- Two dozen large global companies are failing to live up to their commitment to lead the fight against climate change and achieve “net zero” greenhouse gas emissions, according to the second annual Corporate Climate Responsibility Monitor. “The companies are hiding their climate inaction behind the fig leaf of green-sounding ‘net zero’ plans.”
- Based on their current practices, the 24 companies by 2050 would reduce their current emissions by 36% rather than the 90% to 95% required to meet their pledges, according to the CCRM report. The companies generate more than $3 trillion in total revenue and are responsible for about 4% of global emissions.
- “At a time when corporations need to come clean about their climate impact and shrink their carbon footprint, many are exploiting vague and misleading ‘net zero’ pledges to greenwash their brand while continuing with business as usual,” Carbon Market Watch Executive Director Sabine Frank said in a statement. “Since multinationals have both an oversized impact on the planet and the means to reduce their carbon footprint, they must take real action to clean up their act and not just their image by slashing their emissions.”
The CCRM report aligns with a finding by CDP, a platform for environmental disclosure, that only 81 of 4,000 companies worldwide that have committed to a climate transition plan disclose details about scenario analysis, financial planning, board oversight, policy engagement and 17 other indicators of credible plan execution.

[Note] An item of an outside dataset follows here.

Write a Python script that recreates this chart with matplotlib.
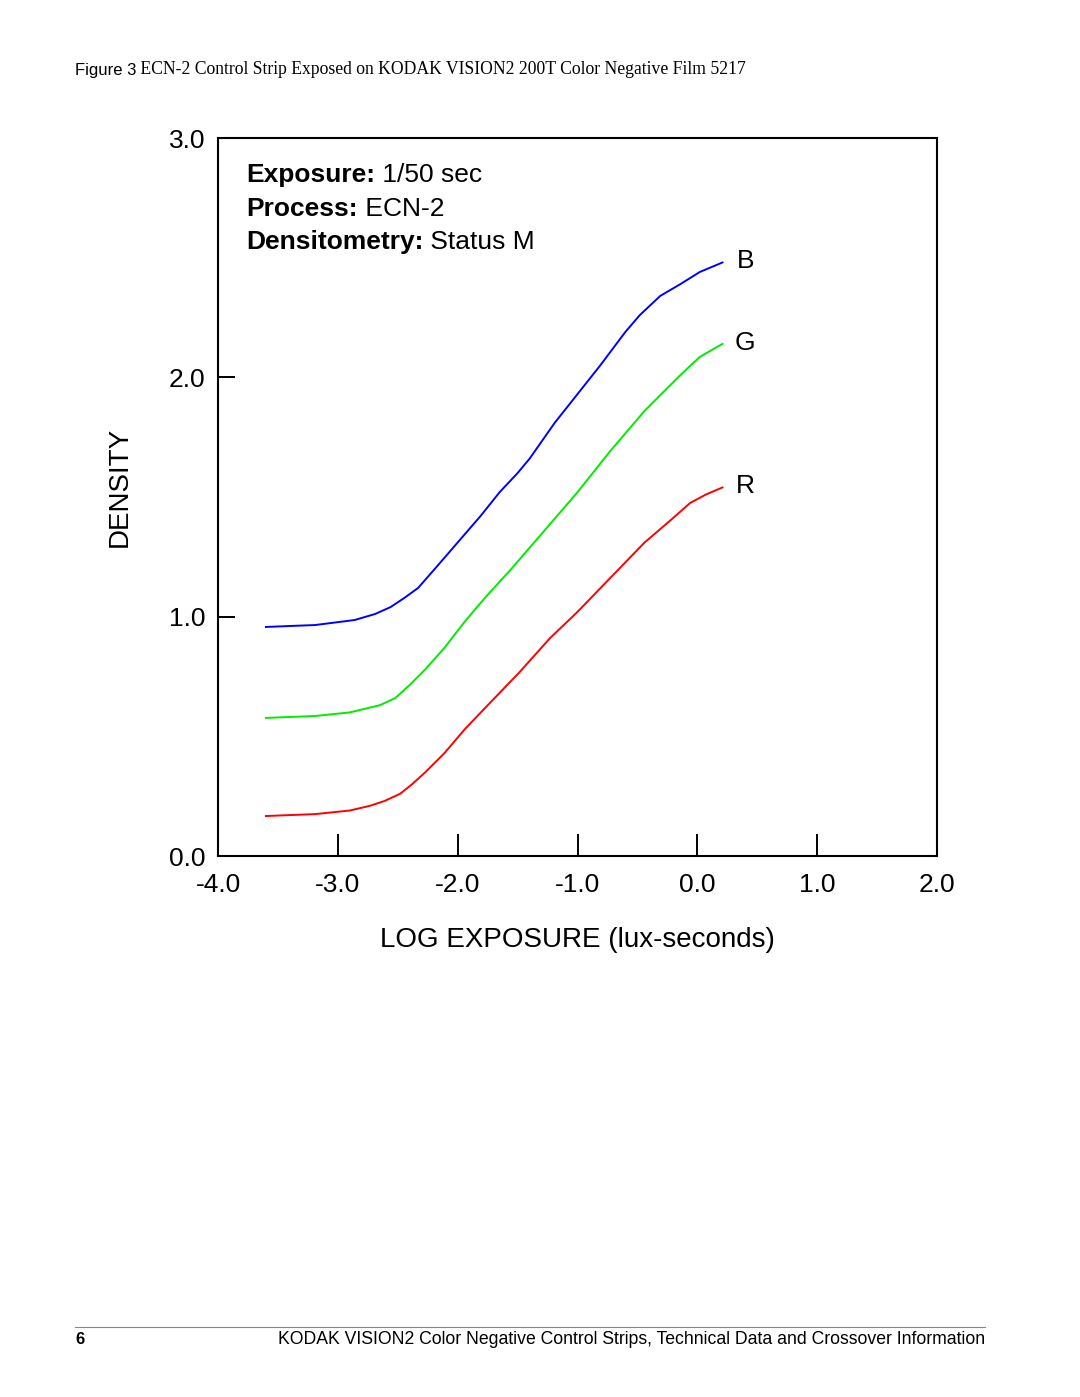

Thirteen percent of the companies publicize 14 to 20 of the indicators, “demonstrating that they are on their way to disclosing a credible transition plan,” according to CDP, which studied disclosure across 13 industries in 135 countries. “Companies are recognizing the need for climate transition plans but are not moving fast enough amidst incoming mandatory disclosure.”
More than a third of companies provide sufficient disclosure on the risks and opportunities from a climate transition plan but only 3% provide relevant, forward-looking financial details supporting their plan, CDP said.
Both reports coincide with a call to reduce climate change from regulators, non-profits, international organizations and other stakeholders worldwide.
“We are flirting with climate disaster,” UN Secretary General António Guterres said last month at Davos, Switzerland. “Greenhouse gas emissions are at record levels and growing,” pushing up global warming toward 2.8 degrees Celsius, well above the 1.5 C target.
“Our climate goals need the full engagement of the private sector,” Guterres said.
Not all large, global businesses have failed to make credible progress in meeting their net-zero commitments, according to the CCRM report, a project by CMW and the NewClimate Institute.
Apple, Walmart, Foxconn and H&M Group help their suppliers buy renewable electricity through either guidance or by helping arrange such purchases, according to the CCRM report.
Google and Microsoft have pledged that by 2030 all of their energy consumption will be matched around the clock with renewable energy generation at nearby installations.
Five companies – H&M Group, Holcim, Stellantis, Maersk and Thyssenkrupp – have plans to reduce their GHG emissions by 90% by their target date, commonly 2040 or 2050, according to the CCRM report. This includes Scope 3 emissions by suppliers and vendors across their supply chains.
At the same time, the CCRM report said, “we find the long-term targets of 17 companies to be of poor integrity, due to the inadequacy or complete lack of explicit emission reduction commitments alongside ambiguous net-zero pledges.”